I hate to be one to play "I can top that," but, well, I can top that. Or rather my colleague can. A quote from her grading of papers on Latin American History today revealed that "the slave trade helped the Portuguese Crown to fill its coiffeurs."
I was a reader for the AP World History exams. Lots of this kind of stuff. My favorite was that the African slave coast (east) was predated by the Hanseatics.Gotta watch those German merchants ya know.
Oh, I love these. I wish that there were a site or something that just compiled them for my own reading pleasure.
I once had this one by a student who had become bored with "For Whom the Bell Tolls": "Hemingway's novel is very monogamous." One my other favorites was from a student who talked about an author's "sexual in-your-windows."I'm interested to know what comment you offered to the line about "culture" . . .
Oh god, yes!! The way "culture" and "society" get invoked!! Last night I wrote up a handout on this very thing, actually.

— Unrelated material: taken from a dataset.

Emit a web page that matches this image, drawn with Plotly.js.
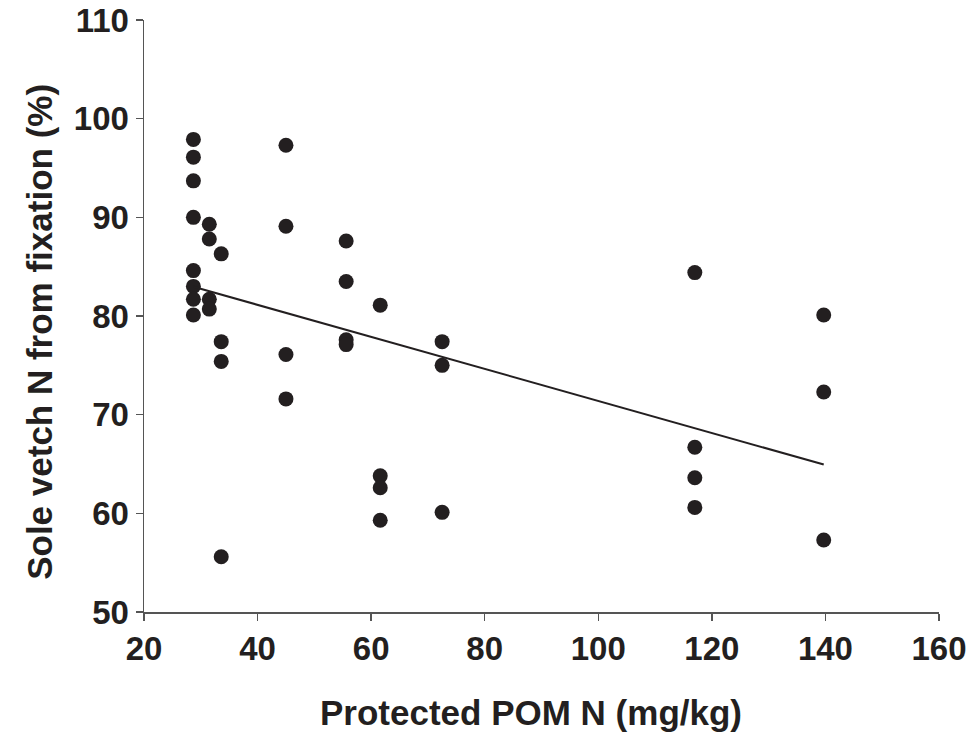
<!DOCTYPE html>
<html>
<head>
<meta charset="utf-8">
<script src="https://cdn.plot.ly/plotly-3.0.1.min.js"></script>
<style>html,body{margin:0;padding:0;background:#fff;}#chart{width:972px;height:736px;}</style>
</head>
<body>
<div id="chart"></div>
<script>
// Protected POM N (mg/kg)
const pomN = [
  28.7, 28.7, 28.7, 28.7, 28.7, 28.7, 28.7, 28.7,
  31.5, 31.5, 31.5, 31.5,
  33.6, 33.6, 33.6, 33.6,
  45.0, 45.0, 45.0, 45.0,
  55.6, 55.6, 55.6, 55.6,
  61.6, 61.6, 61.6, 61.6,
  72.5, 72.5, 72.5,
  117.0, 117.0, 117.0, 117.0,
  139.7, 139.7, 139.7
];
// Sole vetch N from fixation (%)
const fixPct = [
  97.9, 96.1, 93.7, 90.0, 84.6, 83.0, 81.7, 80.1,
  89.3, 87.8, 81.7, 80.7,
  86.3, 77.4, 75.4, 55.6,
  97.3, 89.1, 76.1, 71.6,
  87.6, 83.5, 77.6, 77.1,
  81.1, 63.8, 62.6, 59.3,
  77.4, 75.0, 60.1,
  84.4, 66.7, 63.6, 60.6,
  80.1, 72.3, 57.3
];
const xTicks = [20, 40, 60, 80, 100, 120, 140, 160];
const yTicks = [50, 60, 70, 80, 90, 100, 110];
const xTitle = 'Protected POM N (mg/kg)';
const yTitle = 'Sole vetch N from fixation (%)';

// least-squares fit line
const n = pomN.length;
const mx = pomN.reduce((a, b) => a + b, 0) / n;
const my = fixPct.reduce((a, b) => a + b, 0) / n;
let sxy = 0, sxx = 0;
for (let i = 0; i < n; i++) { sxy += (pomN[i] - mx) * (fixPct[i] - my); sxx += (pomN[i] - mx) ** 2; }
const slope = sxy / sxx, icpt = my - slope * mx;
const xmin = Math.min(...pomN), xmax = Math.max(...pomN);
const fitX = [xmin, xmax];
const fitY = fitX.map(x => icpt + slope * x);

const font = {family: '"Liberation Sans", Arial, sans-serif', color: '#231f20'};

const data = [
  {x: pomN, y: fixPct, type: 'scatter', mode: 'markers',
   marker: {size: 15, color: '#231f20'}, hoverinfo: 'x+y'},
  {x: fitX, y: fitY, type: 'scatter', mode: 'lines',
   line: {color: '#231f20', width: 2}}
];

const axisCommon = {
  showgrid: false, zeroline: false, showline: true,
  linecolor: '#555', linewidth: 1.5,
  ticks: 'outside', ticklen: 7, tickwidth: 1.5, tickcolor: '#555',
  tickfont: Object.assign({}, font, {size: 33, weight: 'bold'})
};

const titleFont = Object.assign({}, font, {size: 35});

const layout = {
  width: 972, height: 736,
  margin: {l: 144, r: 33, t: 20, b: 124},
  paper_bgcolor: '#fff', plot_bgcolor: '#fff',
  showlegend: false,
  font: font,
  xaxis: Object.assign({}, axisCommon, {
    range: [20, 160], tickvals: xTicks, ticktext: xTicks.map(String)
  }),
  yaxis: Object.assign({}, axisCommon, {
    range: [50, 110], tickvals: yTicks, ticktext: yTicks.map(String)
  }),
  annotations: [
    {text: '<b>' + xTitle + '</b>', xref: 'paper', yref: 'paper',
     x: 0.487, y: -0.169, xanchor: 'center', yanchor: 'middle',
     showarrow: false, font: titleFont},
    {text: '<b>' + yTitle + '</b>', xref: 'paper', yref: 'paper',
     x: -0.131, y: 0.473, xanchor: 'center', yanchor: 'middle', textangle: -90,
     showarrow: false, font: titleFont}
  ]
};

Plotly.newPlot('chart', data, layout, {displayModeBar: false, staticPlot: true});
</script>
</body>
</html>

Ugh!!
Hi, I like your blog, especially as I'm working on my M.A. in pursuit of my PhD. One of these days I hope to swap my own student stories. However, for now I will give you an undergrad history professor I had. He WROTE the book on this stuff after years of teaching. It was sort of like a version of history based on his student's essays. One was "In the Dark ages it was very dark." Yes. Yes it was.
Meredyth--Hi! And that's great; I would love to see that book.An Art History friend of mine once graded an exam in which a student wrote that art from the Dark Ages [who even uses this term anymore?] was so somber because the artists couldn't see very well. At least s/he was using deductive reasoning?